Before arriving at Capitol Heights Elementary School in 2009, Principal Herman Whaley knew it would take more than teachers to boost the school's test scores.
Whaley brought to Capitol Heights Elementary the concept of a community think tank — a network of businesses, churches and nonprofits that donate goods and tutor children — that an area school board member now wants to replicate in more central Prince George’s County schools after the think tank’s volunteerism resulted in some of the county's biggest gains on the Maryland School Assessment in 2011. Whaley said it’s a think tank and not a partnership, because the idea was to get local organizations around a table and think outside the box on how to fit his school's needs.
School Board member Carolyn Boston (Dist. 6) invited civic associations and principals from schools such as Landover’s William Paca Elementary and Capitol Heights’ Carmody Hills Elementary schools to Capitol Heights Elementary on Jan. 12 to ask questions of the think tank and see how their model possibly could be duplicated.
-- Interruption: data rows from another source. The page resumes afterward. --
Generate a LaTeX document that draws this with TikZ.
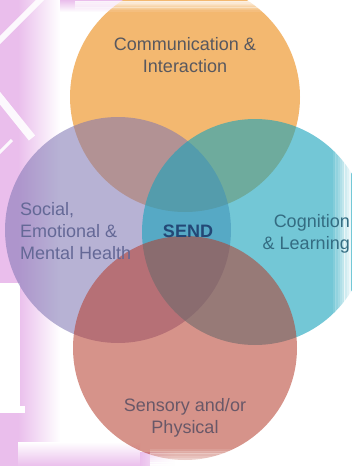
\documentclass[tikz,border=0pt]{standalone}
\usepackage{fontspec}
\setmainfont{Liberation Sans}
\definecolor{orangeC}{RGB}{243,184,112}
\definecolor{purpleC}{RGB}{125,116,178}
\definecolor{tealC}{RGB}{22,163,188}
\definecolor{redC}{RGB}{182,59,42}
\definecolor{pinkbg}{RGB}{234,190,236}
\definecolor{txtgray}{RGB}{88,88,95}
\definecolor{txtpurple}{RGB}{100,104,150}
\definecolor{txtteal}{RGB}{52,108,130}
\definecolor{txtsend}{RGB}{35,72,118}
\definecolor{txtred}{RGB}{105,88,104}
\begin{document}
\begin{tikzpicture}[x=1pt,y=-1pt,
  lbl/.style={font=\fontsize{18}{22}\selectfont, inner sep=0pt},
  venn/.style={circle, inner sep=0pt, draw=none},
  stripe/.style={white, opacity=0.9}]
\useasboundingbox (0,0) rectangle (351,466);
\fill[white] (0,0) rectangle (351,466);
% background decoration
\fill[pinkbg] (0,0) rectangle (18,466);
\shade[left color=pinkbg, right color=white] (18,0) rectangle (60,466);
\shade[top color=pinkbg, bottom color=white] (60,0) rectangle (180,12);
\shade[top color=white, bottom color=pinkbg] (18,442) rectangle (140,466);
\shade[left color=pinkbg, right color=white] (140,452) rectangle (175,466);
\draw[stripe, line width=6pt] (-5,45) -- (45,-5);
\draw[stripe, line width=8pt] (-5,92) -- (32,138);
\draw[stripe, line width=3pt] (-2,154) -- (12,140);
\fill[white] (0,283) rectangle (20,413);
\fill[white] (0,406) rectangle (25,413);
% circles
\node[venn, fill=orangeC, minimum size=230pt] (com) at (185,97) {};
\node[venn, fill=purpleC, fill opacity=0.55, minimum size=226pt] (semh) at (118,230) {};
\node[venn, fill=tealC, fill opacity=0.6, minimum size=226pt] (cog) at (255,232) {};
\node[venn, fill=redC, fill opacity=0.55, minimum size=224pt] (sen) at (185,348) {};
% edge fades
\foreach \i in {0,...,7}{
  \fill[white, opacity={(\i+1)/9}] ({333+\i*2.25},0) rectangle ({335.5+\i*2.25},466);
  \fill[white, opacity={(\i+1)/9}] (150,{449+\i*2.2}) rectangle (351,{451.5+\i*2.2});
  \fill[white, opacity={(\i+1)/10}] (75,{10-\i*1.3}) rectangle (300,{11.5-\i*1.3});
}
% labels
\node[lbl, text=txtgray, anchor=base] (t1a) at (185,50) {Communication \&};
\node[lbl, text=txtgray, anchor=base] (t1b) at (185,72) {Interaction};
\node[lbl, text=txtpurple, anchor=base west] (t2a) at (20,215) {Social,};
\node[lbl, text=txtpurple, anchor=base west] (t2b) at (20,237) {Emotional \&};
\node[lbl, text=txtpurple, anchor=base west] (t2c) at (20,259) {Mental Health};
\node[lbl, text=txtteal, anchor=base east] (t3a) at (350,227) {Cognition};
\node[lbl, text=txtteal, anchor=base east] (t3b) at (350,249) {\& Learning};
\node[lbl, text=txtsend, anchor=base, font=\fontsize{18}{22}\selectfont\bfseries] (send) at (188,237) {SEND};
\node[lbl, text=txtred, anchor=base] (t4a) at (185,411) {Sensory and/or};
\node[lbl, text=txtred, anchor=base] (t4b) at (185,433) {Physical};
\end{tikzpicture}
\end{document}
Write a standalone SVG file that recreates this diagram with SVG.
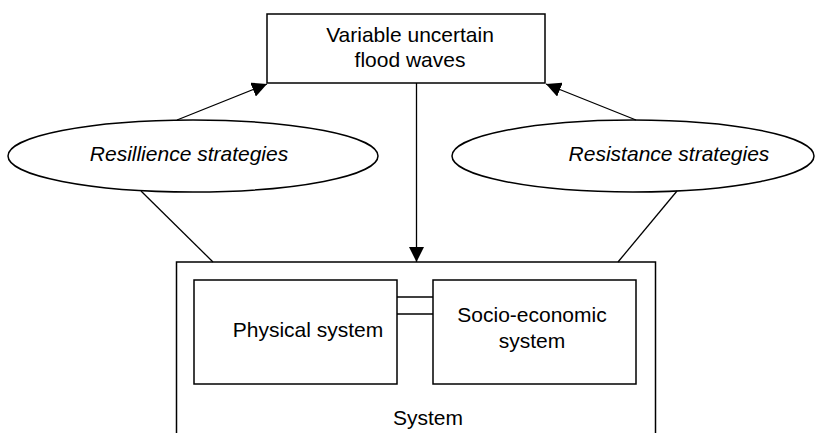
<svg xmlns="http://www.w3.org/2000/svg" width="817" height="433" viewBox="0 0 817 433">
<defs>
<marker id="ah" viewBox="0 0 10 10" refX="10" refY="5" markerWidth="15" markerHeight="15" markerUnits="userSpaceOnUse" orient="auto">
<path d="M0,0 L10,5 L0,10 Z" fill="#000"/>
</marker>
</defs>
<style>
.box{fill:#fff;stroke:#000;stroke-width:1.5}
.ln{stroke:#000;stroke-width:1.3;fill:none}
.t{font-family:"Liberation Sans",Arial,sans-serif;font-size:21px;fill:#000;text-anchor:middle}
.i{font-style:italic}
</style>
<rect width="817" height="433" fill="#fff"/>
<g id="system">
<rect class="box" x="176.5" y="262" width="479" height="190"/>
<text class="t" x="428" y="425">System</text>
</g>
<g id="physical">
<rect class="box" x="194" y="280" width="203" height="104"/>
<text class="t" x="308" y="337">Physical system</text>
</g>
<g id="socio">
<rect class="box" x="433" y="280" width="203" height="104"/>
<text class="t" x="532" y="322">Socio-economic</text>
<text class="t" x="532" y="348">system</text>
</g>
<g id="flood">
<rect class="box" x="267" y="14" width="278" height="69"/>
<text class="t" x="410" y="42">Variable uncertain</text>
<text class="t" x="410" y="67">flood waves</text>
</g>
<g id="resilience">
<ellipse class="box" cx="193" cy="156" rx="185" ry="36"/>
<text class="t i" x="189" y="161">Resillience strategies</text>
</g>
<g id="resistance">
<ellipse class="box" cx="633" cy="156" rx="181" ry="36"/>
<text class="t i" x="669" y="161">Resistance strategies</text>
</g>
<g id="connectors">
<line class="ln" x1="177" y1="120" x2="267" y2="84" marker-end="url(#ah)"/>
<line class="ln" x1="636" y1="120" x2="546" y2="84" marker-end="url(#ah)"/>
<line class="ln" x1="416.5" y1="83" x2="416.5" y2="262" marker-end="url(#ah)"/>
<line class="ln" x1="141" y1="191" x2="213" y2="262"/>
<line class="ln" x1="677" y1="191" x2="618" y2="262"/>
<line class="ln" x1="397" y1="297" x2="433" y2="297"/>
<line class="ln" x1="397" y1="314" x2="433" y2="314"/>
</g>
</svg>
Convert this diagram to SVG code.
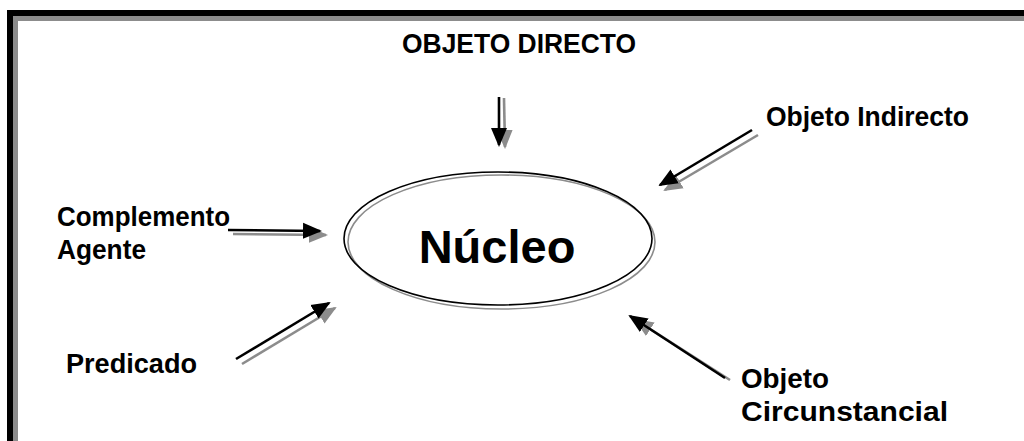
<svg xmlns="http://www.w3.org/2000/svg" width="1024" height="441" viewBox="0 0 1024 441">
<style>
.lbl{font-family:"Liberation Sans",Arial,sans-serif;font-weight:bold;font-size:27px;fill:#000}
.big{font-family:"Liberation Sans",Arial,sans-serif;font-weight:bold;font-size:47px;fill:#000}
.lb{stroke:#000;stroke-width:2.6;fill:none}
.lg{stroke:#8c8c8c;stroke-width:2.6;fill:none}
</style>
<defs>
<marker id="hb" markerUnits="userSpaceOnUse" markerWidth="20" markerHeight="18" viewBox="0 -9 20 18" refX="17" refY="0" orient="auto"><path d="M0,-8 L19,0 L0,8 z" fill="#000"/></marker>
<marker id="hg" markerUnits="userSpaceOnUse" markerWidth="20" markerHeight="18" viewBox="0 -9 20 18" refX="17" refY="0" orient="auto"><path d="M0,-8 L19,0 L0,8 z" fill="#8c8c8c"/></marker>
</defs>
<rect x="0" y="0" width="1024" height="441" fill="#fff"/>
<g id="frame">
<rect x="7" y="10" width="1030" height="440" fill="#000"/>
<rect x="13" y="16" width="1030" height="440" fill="#8c8c8c"/>
<rect x="18" y="21" width="1030" height="440" fill="#fff"/>
</g>
<g id="nucleo">
<ellipse cx="501.5" cy="242" rx="153.5" ry="67" fill="none" stroke="#8c8c8c" stroke-width="1.6"/>
<ellipse cx="498" cy="238.5" rx="154" ry="66.5" fill="none" stroke="#000" stroke-width="1.6"/>
<text class="big" x="497" y="263" text-anchor="middle">Núcleo</text>
</g>
<g id="objeto-directo"><text class="lbl" x="402" y="53" textLength="234" lengthAdjust="spacingAndGlyphs">OBJETO DIRECTO</text></g>
<g id="objeto-indirecto"><text class="lbl" x="766" y="126" textLength="203" lengthAdjust="spacingAndGlyphs">Objeto Indirecto</text></g>
<g id="complemento-agente"><text class="lbl" x="57" y="226" textLength="173" lengthAdjust="spacingAndGlyphs">Complemento</text><text class="lbl" x="57" y="259" textLength="89" lengthAdjust="spacingAndGlyphs">Agente</text></g>
<g id="predicado"><text class="lbl" x="66" y="373" textLength="131" lengthAdjust="spacingAndGlyphs">Predicado</text></g>
<g id="objeto-circunstancial"><text class="lbl" x="741" y="388" textLength="88" lengthAdjust="spacingAndGlyphs">Objeto</text><text class="lbl" x="741" y="421" textLength="207" lengthAdjust="spacingAndGlyphs">Circunstancial</text></g>
<g id="connectors">
<line class="lg" x1="504" y1="98" x2="505" y2="147" marker-end="url(#hg)"/>
<line class="lb" x1="499" y1="97" x2="499" y2="145" marker-end="url(#hb)"/>
<line class="lg" x1="758" y1="135" x2="665" y2="190" marker-end="url(#hg)"/>
<line class="lb" x1="752" y1="130" x2="660" y2="185" marker-end="url(#hb)"/>
<line class="lg" x1="233" y1="234" x2="326" y2="235" marker-end="url(#hg)"/>
<line class="lb" x1="228" y1="230" x2="320" y2="231" marker-end="url(#hb)"/>
<line class="lg" x1="242" y1="364" x2="335" y2="308" marker-end="url(#hg)"/>
<line class="lb" x1="236" y1="359" x2="329" y2="303" marker-end="url(#hb)"/>
<line class="lg" x1="730" y1="380" x2="636" y2="320" marker-end="url(#hg)"/>
<line class="lb" x1="725" y1="378" x2="630" y2="316" marker-end="url(#hb)"/>
</g>
</svg>
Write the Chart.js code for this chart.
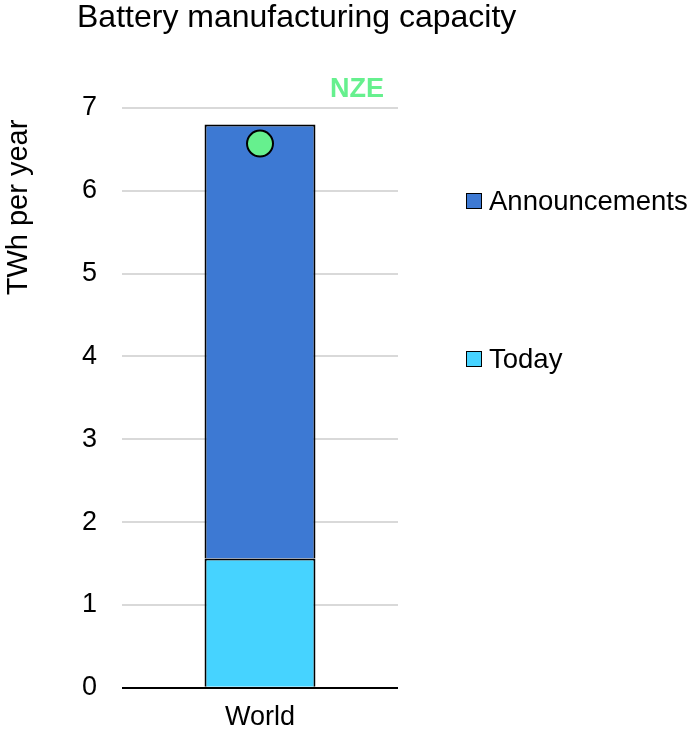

Boston said she is impressed with the many partnerships between the school and the surrounding community, and their ability to problem-solve.
“How the kids are excelling in Capitol Heights is tremendous,” Boston said. “Their scores [on the MSA] are up in the 90s. You can see that it’s benefiting the kids 100 percent.”
There are 21 groups in the think tank, but a core of 17 to 18 groups meet quarterly or monthly to set service goals for tutoring, book and school supply donations and food baskets during the holidays, Whaley said.
Since implementing the think tank at Capitol Heights Elementary in the 2009-10 school year, the percentage of students who scored proficient or better on the MSA jumped from 77 percent to 90.1 percent in reading in 2011 and from 66 percent to 89.5 percent in math in 2011, Whaley said.
Whaley brought the think tank to Capitol Heights Elementary from Capitol Heights’ John Eager Howard Elementary School, where he was principal until the school closed in 2009 because of school system consolidation. John Eager Howard students’ Maryland School Assessment reading proficiency scores grew from 60 to 78 percent at the end of the 2008-09 school year, the same school year the think tank began.
“We were able to align the core values in the community and mobilize the resources,” Whaley said. “We had all the leaders who service the community meet, and they were able to hold students accountable for certain behaviors and we had the same expectations as the churches,” Whaley said.
One of the results of the multiple partnerships is weekly tutoring offered through Greater Beulah Baptist Church in Capitol Heights and Kingdom Citizens Youth Empowerment Inc., a Capitol Heights-based nonprofit that teaches children leadership and career readiness skills.
Delores Jones of Greater Beulah and Christella Spry of KCYE Inc. run the sessions from 3:30 to 5 p.m. every Wednesday, when they review math and reading skills such as fractions and identify genres that students performed poorly on in the Formative Assessment System Test.
The FAST is a standardized test given to Prince George’s County public school students that indicates how students will do on the Maryland School Assessment, given to students in third through eighth grades statewide in March.
Parent Juanita Harris, whose daughters, Kristian Harris, 7, and Kaniyah Harris, 9, attend Capitol Heights Elementary, said her children are reading to her at home and share letters they wrote during the tutoring sessions.
Harris said the tutoring exposes the children to a different routine other than a repeat of just going to school and going home, and she praised the think tank for its dedication to the students.
“I really think it’s a good idea, and if they wanted to implement it at other schools, I’d say go for it,” Harris said.
Spry said it’s an opportunity to help teachers reinforce classroom lessons when they’re not in school, and Jones, a Largo resident who grew up in nearby Seat Pleasant, said it touches her heart to give back to her “stomping grounds.”
She said she has seen students’ attitudes improve because they’re getting positive feedback.
“They feel like they’re loved,” Jones said. “They're appreciating the help they’ve gotten from the community.”
Sixth-grader Paige Michals, 11, of Capitol Heights said she likes the new slide and the jungle gym on the playground, which was installed in September by the Maryland-National Capital Park and Planning Commission, another member of the think tank.
"I like how they're helping the school, how they donate things for the kids like playgrounds, tutoring," Michals said of the think tank.